Photo of Zach Fuller
by Zach Fuller

Warner Music Group has announced they will be acquiring Dutch Dance Label Spinnin Records for $100m. Whilst the label boasts some of the most popular names in Dance Music, such as Martin Garrix and Tiesto, much like the record Neymar transfer we discussed earlier this year, this is as much an investment in digital real-estate as it is for Spinnin’s copyright and management functions.

This is because one distinguishing factor that lifts Spinnin Records’s service far beyond its contemporaries is the success of its YouTube Channel. As of September 2017, Spinnin’s YouTube channel has around 18.3m subscribers. For context, this is the eighth most popular music channel on YouTube, boasting more subscribers than established artists like Ariana Grande and Bruno Mars. For an independent label, this is an astonishing achievement, and one that has been achieved through a strategy that recognised the distinctions in building audience share on the service:

·Early adopter: Spinnin’s channel debuted July 12th 2007 with the upload of The Sunclub’s Fiesta Reloaded. This is over two years before the launch of VEVO in late 2009—the moment which marked YouTube’s move towards legitimacy in the music space. It meant Spinnin Records was able to catch the first wave of early adopters of YouTube’s service, and establish itself as one of the go-to destinations for dance music. It consolidated this position by capitalising on YouTube’s removal of video time limits in late 2010, offering lengthy DJ mixes across various genres, thus pleasing YouTube’s engagement based algorithm and thus likely being pushed to dance music fans across the site.

·Mastering the long tail: What makes the Spinnin Records road to acquisition all the more astonishing is that it has done so without the traditional Indie method of hosting a few big-name acts, which majors subsequently use as an acquihire to bring such copyright under their remit. True, Martin Garrix and Tiesto have been breakout stars but they are hardly cross-genre household names. It is more Spinnin’s consistent releases across all facets of Dance music’s micro-niches (Future Bass, Hardstyle, Progressive House), that has gifted the label’s identity and personality exposure to so many fans. Throw in the factors of Dance music’s popularity renaissance and growth in the US since the mid 2000s, Spinnin Records has capitalised on a fruitful ecosystem for its label’s offering.

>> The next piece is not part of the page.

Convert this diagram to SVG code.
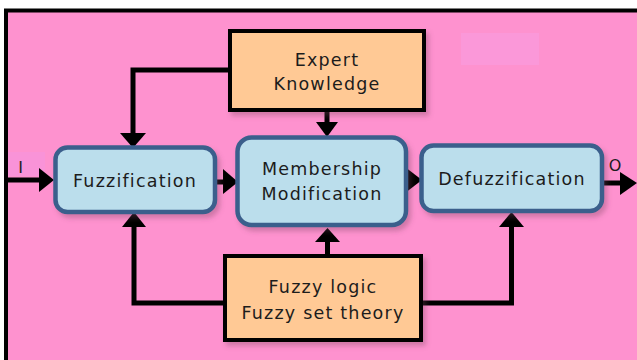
<svg xmlns="http://www.w3.org/2000/svg" width="637" height="360" viewBox="0 0 637 360">
<defs>
<style>
.lbl{font-family:"DejaVu Sans",Verdana,sans-serif;font-size:17.5px;letter-spacing:1.2px;fill:#1c1c1c;text-anchor:middle}
.io{font-family:"DejaVu Sans",Verdana,sans-serif;font-size:16px;fill:#1c1c1c;text-anchor:middle}
.blue{fill:#BBDEEC;stroke:#3B5F8C;stroke-width:4.5}
.peach{fill:#FFC995;stroke:#000;stroke-width:4}
.wire{fill:none;stroke:#000;stroke-width:5;stroke-linejoin:miter}
.head{fill:#000}
</style>
<filter id="sh" x="-10%" y="-10%" width="130%" height="140%">
<feDropShadow dx="3" dy="4" stdDeviation="2.5" flood-color="#7a4060" flood-opacity="0.35"/>
</filter>
</defs>
<rect x="0" y="0" width="637" height="360" fill="#ffffff"/>
<rect x="6" y="10.5" width="700" height="400" fill="#FE92CF" stroke="#000" stroke-width="4"/>
<rect x="461" y="33" width="78" height="32" fill="#FB98D9"/>
<rect x="8" y="152" width="37" height="24" fill="#F993D8"/>

<g id="connectors">
<polyline class="wire" points="230,70 133,70 133,134"/>
<polygon class="head" points="120,133 146,133 133,148"/>
<line class="wire" x1="327" y1="112" x2="327" y2="123"/>
<polygon class="head" points="316,122 338,122 327,137"/>
<line class="wire" x1="8" y1="180" x2="40" y2="180"/>
<polygon class="head" points="39,168 39,192 54,180"/>
<line class="wire" x1="217" y1="182" x2="224" y2="182"/>
<polygon class="head" points="223,169 223,194 238,182"/>
<polygon class="head" points="405,167 405,193 422,180"/>
<line class="wire" x1="604" y1="183" x2="621" y2="183"/>
<polygon class="head" points="620,172 620,195 637,183"/>
<polyline class="wire" points="225,303 134,303 134,226"/>
<polygon class="head" points="122,227 146,227 134,212"/>
<line class="wire" x1="327.5" y1="254" x2="327.5" y2="241"/>
<polygon class="head" points="315,242 340,242 327.5,228"/>
<polyline class="wire" points="421,303 511.5,303 511.5,226"/>
<polygon class="head" points="499,227 524,227 511.5,212"/>
</g>

<g id="label-I"><text class="io" x="20.5" y="173">I</text></g>
<g id="label-O"><text class="io" x="615" y="171">O</text></g>

<g id="expert">
<rect class="peach" x="230" y="31" width="194" height="79" filter="url(#sh)"/>
<text class="lbl" x="327" y="66">Expert</text>
<text class="lbl" x="327" y="90">Knowledge</text>
</g>

<g id="fuzzification">
<rect class="blue" x="55.5" y="147.5" width="159.5" height="64.5" rx="12" filter="url(#sh)"/>
<text class="lbl" x="135" y="187">Fuzzification</text>
</g>

<g id="membership">
<rect class="blue" x="237.5" y="137.5" width="168.5" height="87.5" rx="14" filter="url(#sh)"/>
<text class="lbl" x="322" y="175">Membership</text>
<text class="lbl" x="322" y="200">Modification</text>
</g>

<g id="defuzzification">
<rect class="blue" x="421.5" y="145.5" width="180.5" height="65.5" rx="12" filter="url(#sh)"/>
<text class="lbl" x="512" y="185">Defuzzification</text>
</g>

<g id="fuzzylogic">
<rect class="peach" x="225" y="256" width="196" height="84" filter="url(#sh)"/>
<text class="lbl" x="323" y="293">Fuzzy logic</text>
<text class="lbl" x="323" y="319">Fuzzy set theory</text>
</g>
</svg>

The most likely scenario now is that Warner will employ Spinnin’s digital footprint as a funnel for prospective dance acts, where their popularity will be measured on the channel before being pushed across other assets. Following the celebratory narrative of the music industry’s first shoots of growth in decades, this will be an important hedge against the slowed growth, or even decline, that the industry will experience as strong physical markets (Germany and Japan) begin to expedite their streaming transition. ‘Sure things’ are an increasingly scarce commodity in media (Disney’s acquisition of the Star Wars franchise, Adele’s deal with Sony) and this acquisition is just the latest example of the superstar effect driving up the price of digital real estate.